Jesus woke in his followers an ardor for goodness, a tenderness for their fellow men, and a supreme devotion to himself. His words went straight to the springs of character. He brushed aside religious ceremonial as of no importance. He sent the searching light of purity into the recesses of the heart. He made love the law of life and the key of the universe. He interpreted love, as a principle of human conduct, by illustrations the most homely, real, and tender. Love is no mere delicious emotion: it is giving our bread to the hungry, ourselves to the needy. It is not a mere felicity of kindred spirits,—love them that hate you, pray for them that despitefully use you!

Jesus was the greatest of poets. To every fact, to every idea, he gave its most beautiful and spiritual interpretation. When he speaks of God, his speech is the pure poetry of the soul. Yahveh becomes to him the All-father. His providence is over the lilies and the sparrows. His rain and sunshine are shed on the unjust as on the just. His inmost nature is set forth by the human father meeting his returning prodigal a great way off. His very life is shared with his children. It wells up in Jesus himself: the light in his eyes, the tenderness in his tones, the yearning in his heart,—it is my Father ye know in me!

How does that Divine Power appear in the procedure of the universe? What real providence is there for the slain sparrow? What is the actual destiny of those human lives which show only frustration and failure? Jesus does not answer these questions. It does not appear that he tried to answer them. His words are filled with a glad, unquestioning trust. He is not the philosopher seeking to measure life. He is the lover living it, the poet delighting in it.

The secret of Jesus lay in his sense of the "kingdom of God" within him,—of obedience, peace, and joy, which was in itself sufficient. Simply to communicate and impart that was to spread the Kingdom among men.

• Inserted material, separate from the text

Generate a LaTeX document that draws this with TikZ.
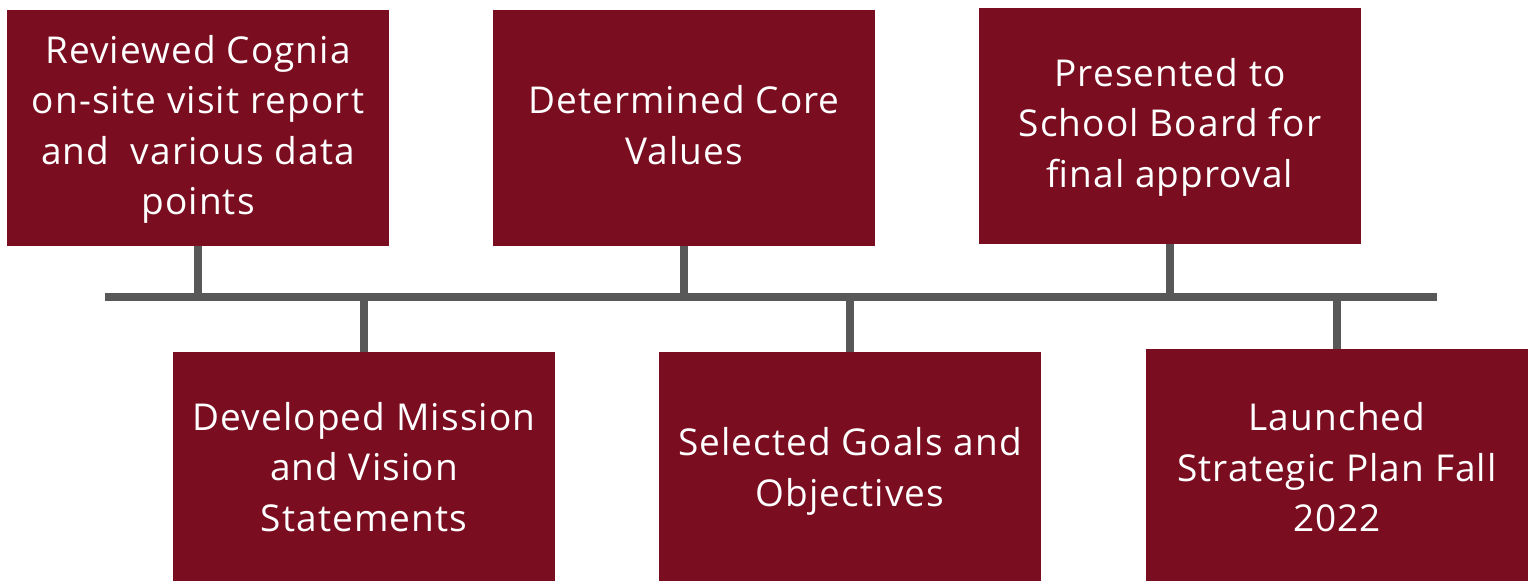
\documentclass[tikz,border=0pt]{standalone}
\usepackage{fontspec}
\setmainfont{Open Sans}[LetterSpace=3]
\definecolor{boxred}{RGB}{122,14,32}
\definecolor{linegray}{RGB}{88,88,88}
\newcommand\ls{\rule[-14.5pt]{0pt}{50.5pt}}
\begin{document}
\begin{tikzpicture}[x=1pt,y=-1pt,
  stepbox/.style={fill=boxred,draw=none,inner sep=0pt,minimum width=382pt,minimum height=236pt,
    text=white,align=center,font=\fontsize{37}{50.5}\selectfont},
  tick/.style={draw=linegray,line width=8pt}]
\useasboundingbox (0,0) rectangle (1535,581);
\clip (0,0) rectangle (1535,581);
\coordinate (L) at (105,296.5);
\coordinate (R) at (1437,296.5);
\node[stepbox] (b1) at (198,128) {\ls Reviewed Cognia\\on-site visit report\\and\ \ various data\\points\ls};
\node[stepbox] (b2) at (684,128) {\ls Determined Core\\Values\ls};
\node[stepbox] (b3) at (1170,126) {\ls Presented to\\School Board for\\final approval\ls};
\node[stepbox] (b4) at (364,470) {\ls Developed Mission\\and Vision\\Statements\ls};
\node[stepbox] (b5) at (850,470) {\ls Selected Goals and\\Objectives\ls};
\node[stepbox,minimum height=243pt] (b6) at (1337,470.5) {\ls Launched\\Strategic Plan Fall\\2022\ls};
\draw[tick] (L) -- (R);
\draw[tick] (b1.south) -- (b1.south |- L);
\draw[tick] (b2.south) -- (b2.south |- L);
\draw[tick] (b3.south) -- (b3.south |- L);
\draw[tick] (b4.north) -- (b4.north |- L);
\draw[tick] (b5.north) -- (b5.north |- L);
\draw[tick] (b6.north) -- (b6.north |- L);
\end{tikzpicture}
\end{document}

A teacher like John the Baptist—possessed by the idea of righteousness, and of the world's deficiency, but without tranquillity in his own heart—could look only for a divine interposition, a catastrophe. John is a sort of Carlyle. But Jesus, hearing him, and brooding the deeper truth, goes about proclaiming a present heaven.

The marks of this inner state defined themselves against the conditions of life he saw about him.

Thus, he shows his estimate of wealth in the story of the young ruler.
"Sell all that thou hast and give to the poor!"

Toward the other prize which men most seek, reputation, his feeling is expressed to the two brethren asking chief places: "He that will be chief among you, let him be your servant."